The California State Normal School was a teaching college system founded on May 2, 1862, eventually evolving into San José State University in San Jose and the University of California, Los Angeles in Los Angeles.

History

The school was created when the State of California took over a normal school that educated San Francisco teachers in association with that city's high school system. This school was founded in 1857 and was generally known as either the San Francisco Normal School or Minns Evening Normal School.
Although the California legislative act founding the school referred to the institution as the "Normal School of the State of California," the institution was commonly referred to as the California State Normal School. The 1870 Act that moved the school to San Jose formalized the California State Normal School name. However sometimes it was referred to as San Jose State Normal School or State Normal School at San Jose.
In 1871, the school moved to Washington Square Park at Fourth and San Carlos Streets in San Jose, where San José State University is still located. The original building at Washington Square Park was completed in 1872 but burned down on February 10, 1880. It was replaced by a second building in 1881, depicted in the lithograph at right.
In 1881, a southern branch campus was announced in Los Angeles, which later became the University of California, Los Angeles.
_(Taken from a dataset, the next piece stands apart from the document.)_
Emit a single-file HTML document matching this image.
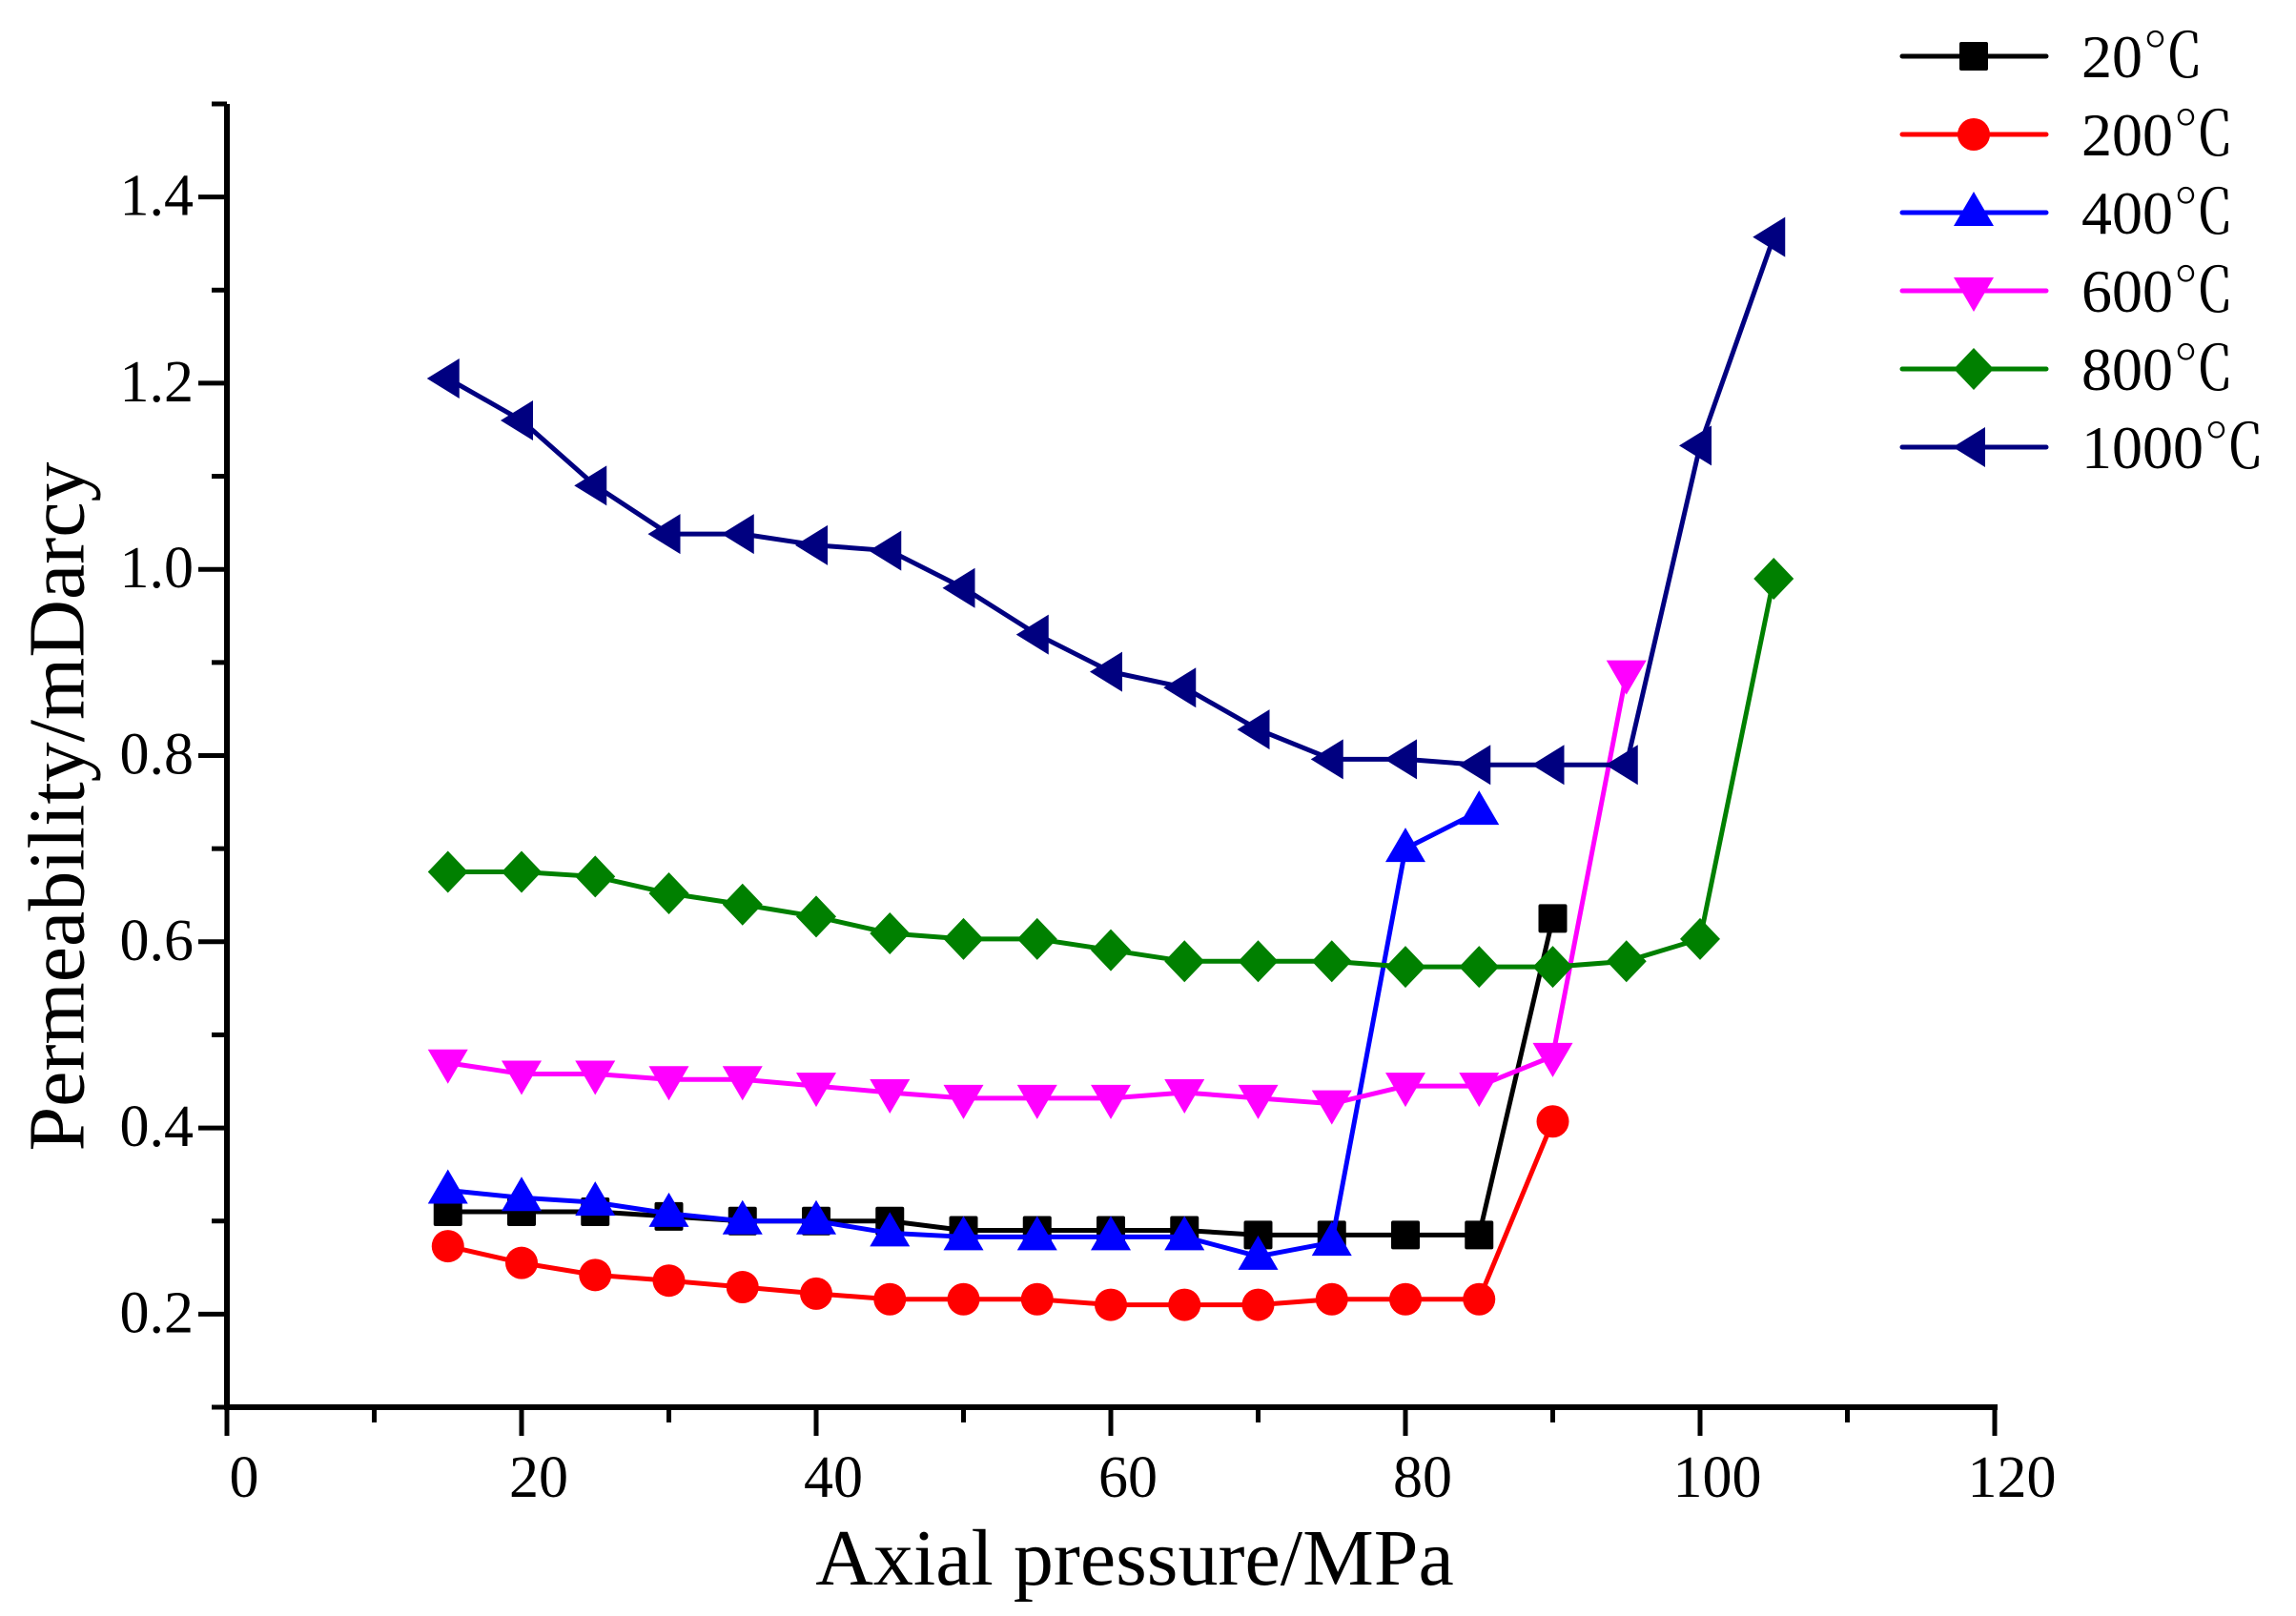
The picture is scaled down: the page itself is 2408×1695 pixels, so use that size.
<!DOCTYPE html>
<html><head><meta charset="utf-8"><style>
html,body{margin:0;padding:0;background:#fff;}
svg{display:block;font-family:"Liberation Serif","Noto Serif CJK SC",serif;}
</style></head><body>
<svg id="chart" width="2408" height="1695" viewBox="0 0 2408 1695">
<g id="axes"></g>
<g id="series"></g>
<g id="legend"></g>
<text x="68" y="846" font-size="84" text-anchor="middle" transform="rotate(-90 68 846)" dominant-baseline="middle">Permeability/mDarcy</text>
<text x="1190" y="1662" font-size="84" text-anchor="middle">Axial pressure/MPa</text>
</svg>
<script>
const xTicks = [0,20,40,60,80,100,120];
const yTicks = [0.2,0.4,0.6,0.8,1.0,1.2,1.4];
const seriesNames = ["20℃","200℃","400℃","600℃","800℃","1000℃"];
const seriesColors = ["#000000","#ff0000","#0000ff","#ff00ff","#008000","#000080"];
const seriesMarkers = ["square","circle","up","down","diamond","left"];
const x20 = [15,20,25,30,35,40,45,50,55,60,65,70,75,80,85,90];
const y20 = [0.31,0.31,0.31,0.305,0.30,0.30,0.30,0.29,0.29,0.29,0.29,0.285,0.285,0.285,0.285,0.625];
const x200 = [15,20,25,30,35,40,45,50,55,60,65,70,75,80,85,90];
const y200 = [0.273,0.255,0.242,0.236,0.229,0.222,0.216,0.216,0.216,0.210,0.210,0.210,0.216,0.216,0.216,0.407];
const x400 = [15,20,25,30,35,40,45,50,55,60,65,70,75,80,85];
const y400 = [0.333,0.325,0.32,0.308,0.30,0.30,0.287,0.283,0.283,0.283,0.283,0.262,0.277,0.70,0.74];
const x600 = [15,20,25,30,35,40,45,50,55,60,65,70,75,80,85,90,95];
const y600 = [0.47,0.458,0.458,0.452,0.452,0.445,0.438,0.432,0.432,0.432,0.438,0.432,0.426,0.445,0.445,0.477,0.888];
const x800 = [15,20,25,30,35,40,45,50,55,60,65,70,75,80,85,90,95,100,105];
const y800 = [0.675,0.675,0.67,0.652,0.64,0.627,0.609,0.603,0.603,0.591,0.579,0.579,0.579,0.573,0.573,0.573,0.579,0.603,0.99];
const x1000 = [15,20,25,30,35,40,45,50,55,60,65,70,75,80,85,90,95,100,105];
const y1000 = [1.205,1.16,1.09,1.038,1.038,1.026,1.02,0.98,0.93,0.89,0.873,0.828,0.796,0.796,0.79,0.79,0.79,1.133,1.357];
const xs=[x20,x200,x400,x600,x800,x1000], ys=[y20,y200,y400,y600,y800,y1000];

const NS="http://www.w3.org/2000/svg";
const X0=238,X1=2092,Y0=1476,Y1=109;
const sx=v=>X0+(v-0)/120*(X1-X0);
const sy=v=>Y0-(v-0.1)/1.4*(Y0-Y1);
function mk(t,a,p){const e=document.createElementNS(NS,t);for(const k in a)e.setAttribute(k,a[k]);p.appendChild(e);return e;}
const axes=document.getElementById('axes');
let e;
e=mk('line',{x1:X0,y1:Y0,x2:X1+3,y2:Y0,stroke:'#000','stroke-width':6},axes);


e=mk('line',{x1:X0,y1:Y0+3,x2:X0,y2:Y1,stroke:'#000','stroke-width':6},axes);


for(let v=0;v<=120;v+=10){
  const maj=v%20===0;
  e=mk('line',{x1:sx(v),y1:Y0,x2:sx(v),y2:Y0+(maj?30:16),stroke:'#000','stroke-width':5},axes);
  
  
}
xTicks.forEach(v=>{
  e=mk('text',{x:sx(v)+18,y:1570,'font-size':62,'text-anchor':'middle'},axes);e.textContent=v;
  
  
});
for(let i=1;i<=15;i++){
  const v=i/10, maj=i%2===0;
  e=mk('line',{x1:X0,y1:sy(v),x2:X0-(maj?30:16),y2:sy(v),stroke:'#000','stroke-width':5},axes);
  
  
}
yTicks.forEach(v=>{
  e=mk('text',{x:203,y:sy(v)+19,'font-size':62,'text-anchor':'end'},axes);e.textContent=v.toFixed(1);
  
  
});
function marker(type,x,y,c,p){
  let m;
  if(type==='square') m=mk('rect',{x:x-15,y:y-15,width:30,height:30,rx:2,fill:c},p);
  else if(type==='circle') m=mk('circle',{cx:x,cy:y,r:17,fill:c},p);
  else if(type==='up') m=mk('polygon',{points:`${x},${y-22} ${x-21},${y+14} ${x+21},${y+14}`,fill:c},p);
  else if(type==='down') m=mk('polygon',{points:`${x},${y+22} ${x-21},${y-14} ${x+21},${y-14}`,fill:c},p);
  else if(type==='diamond') m=mk('polygon',{points:`${x},${y-22} ${x+21},${y} ${x},${y+22} ${x-21},${y}`,fill:c},p);
  else m=mk('polygon',{points:`${x-22},${y} ${x+12},${y-21} ${x+12},${y+21}`,fill:c},p);
  return m;
}
const sg=document.getElementById('series');
for(let s=0;s<6;s++){
  const g=mk('g',{},sg);
  
  
  const pts=xs[s].map((xv,i)=>sx(xv)+','+sy(ys[s][i])).join(' ');
  e=mk('polyline',{points:pts,fill:'none',stroke:seriesColors[s],'stroke-width':5,'stroke-linejoin':'round'},g);
  
  
  xs[s].forEach((xv,i)=>{
    const m=marker(seriesMarkers[s],sx(xv),sy(ys[s][i]),seriesColors[s],g);
    
    
  });
}
const lg=document.getElementById('legend');
for(let s=0;s<6;s++){
  const y=59+s*82;
  const g=mk('g',{},lg);
  
  
  mk('line',{x1:1995,y1:y,x2:2146,y2:y,stroke:seriesColors[s],'stroke-width':5,'stroke-linecap':'round'},g);
  marker(seriesMarkers[s],2070,y,seriesColors[s],g);
  e=mk('text',{x:2183,y:y+22,'font-size':64},g);e.textContent=seriesNames[s];
  
  
}
</script>
</body></html>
In 1887, the California legislature changed the name of the two normal schools, dropping the word "California" and designating them simply as "State Normal Schools." By the end of the 19th century, the State Normal School in San Jose was graduating roughly 130 teachers a year and was "one of the best known normal schools in the West."
The original campus later became San Jose State University, the founding institution of the California State University system.

Other campuses

Other State Normal Schools were established in Chico in 1887, San Diego in 1897, and elsewhere throughout the state of California. With the exception of the Los Angeles campus, the system of State Normal Schools would later become the California State University system.
In 1919, the State Normal School at Los Angeles became the southern branch of the University of California.
In 1921 the California State Legislature decreed that the remaining State Normal Schools would be known as State Teachers Colleges and that the original campus would be known as the State Teachers College at San Jose. In 1935, the State Teachers Colleges became the California State Colleges, administered from the State Department of Education in Sacramento. The new San Jose State College was no longer limited to educating teachers and later evolved into San José State University.

Athletics

After 1887 the official name of the San Jose campus was the "State Normal School at San Jose." The school's athletic teams initially played under the "Normal" identity as indicated in the 1910 football team photo on this page, but they gradually shifted to the State Normal School identity, as evidenced by images of the SNS football and basketball squads from this era. Despite the SNS identity, the school continued to be referred to as the "California State Normal School, San Jose" in official publications like the 1919 school bulletin pictured on this page. Historical archives in the Martin Luther King, Jr. Library on the San Jose State campus include a number of pieces of State Normal School memorabilia, including a "SNS" pennant.